● **Listed records**:
## BEGIN
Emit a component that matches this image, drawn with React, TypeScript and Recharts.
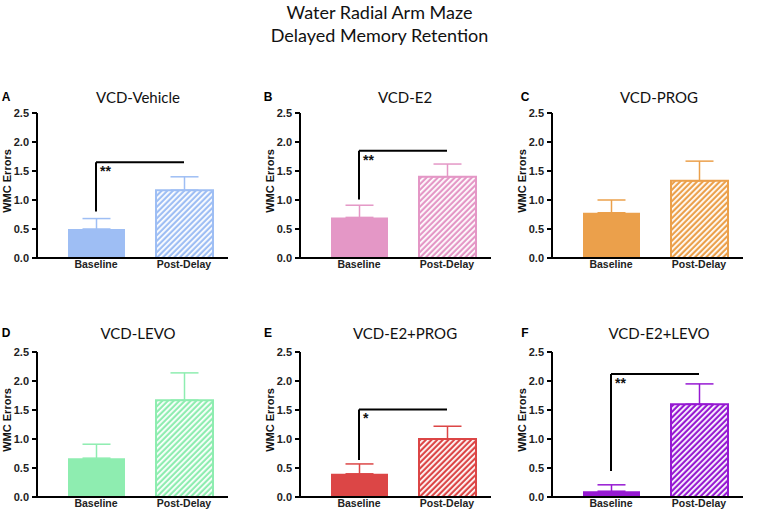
## END
## BEGIN
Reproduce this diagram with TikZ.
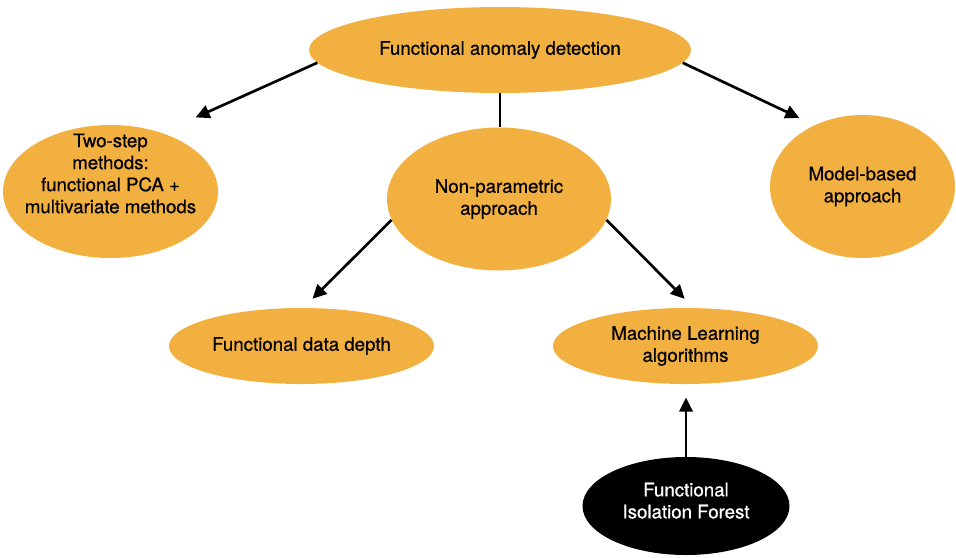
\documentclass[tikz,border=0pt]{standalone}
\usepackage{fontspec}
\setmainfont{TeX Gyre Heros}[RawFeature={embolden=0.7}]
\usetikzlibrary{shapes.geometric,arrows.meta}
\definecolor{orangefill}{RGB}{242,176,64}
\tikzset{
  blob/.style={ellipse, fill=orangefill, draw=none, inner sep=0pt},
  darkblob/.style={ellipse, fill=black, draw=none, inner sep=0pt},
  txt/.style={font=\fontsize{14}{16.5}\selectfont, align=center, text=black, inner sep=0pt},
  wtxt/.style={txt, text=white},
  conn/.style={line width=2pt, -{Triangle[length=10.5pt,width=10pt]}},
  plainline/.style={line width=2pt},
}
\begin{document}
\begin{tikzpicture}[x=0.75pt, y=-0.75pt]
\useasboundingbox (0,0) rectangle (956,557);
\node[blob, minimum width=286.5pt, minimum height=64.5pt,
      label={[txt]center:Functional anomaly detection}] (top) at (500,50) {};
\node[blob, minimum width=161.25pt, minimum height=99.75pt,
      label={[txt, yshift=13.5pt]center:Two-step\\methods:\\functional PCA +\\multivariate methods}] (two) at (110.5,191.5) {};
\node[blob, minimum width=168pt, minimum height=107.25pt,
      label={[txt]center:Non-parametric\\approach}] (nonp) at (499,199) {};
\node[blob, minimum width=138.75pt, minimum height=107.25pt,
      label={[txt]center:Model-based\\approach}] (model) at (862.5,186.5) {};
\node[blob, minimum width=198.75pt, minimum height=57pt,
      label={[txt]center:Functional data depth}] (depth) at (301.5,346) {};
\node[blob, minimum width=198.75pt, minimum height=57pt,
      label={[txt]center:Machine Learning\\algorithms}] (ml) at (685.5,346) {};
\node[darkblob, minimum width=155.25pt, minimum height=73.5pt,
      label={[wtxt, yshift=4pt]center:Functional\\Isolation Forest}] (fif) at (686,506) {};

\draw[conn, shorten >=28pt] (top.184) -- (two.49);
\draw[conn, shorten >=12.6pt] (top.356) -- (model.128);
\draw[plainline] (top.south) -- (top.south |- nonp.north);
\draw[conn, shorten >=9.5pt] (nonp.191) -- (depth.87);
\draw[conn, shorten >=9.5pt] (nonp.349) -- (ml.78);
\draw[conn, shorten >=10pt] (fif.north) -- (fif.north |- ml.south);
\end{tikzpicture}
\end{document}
## END
● **Required work**: Return each full line of the entries that contains the word "this".

● **Task output**:
Emit a component that matches this image, drawn with React, TypeScript and Recharts.
Reproduce this diagram with TikZ.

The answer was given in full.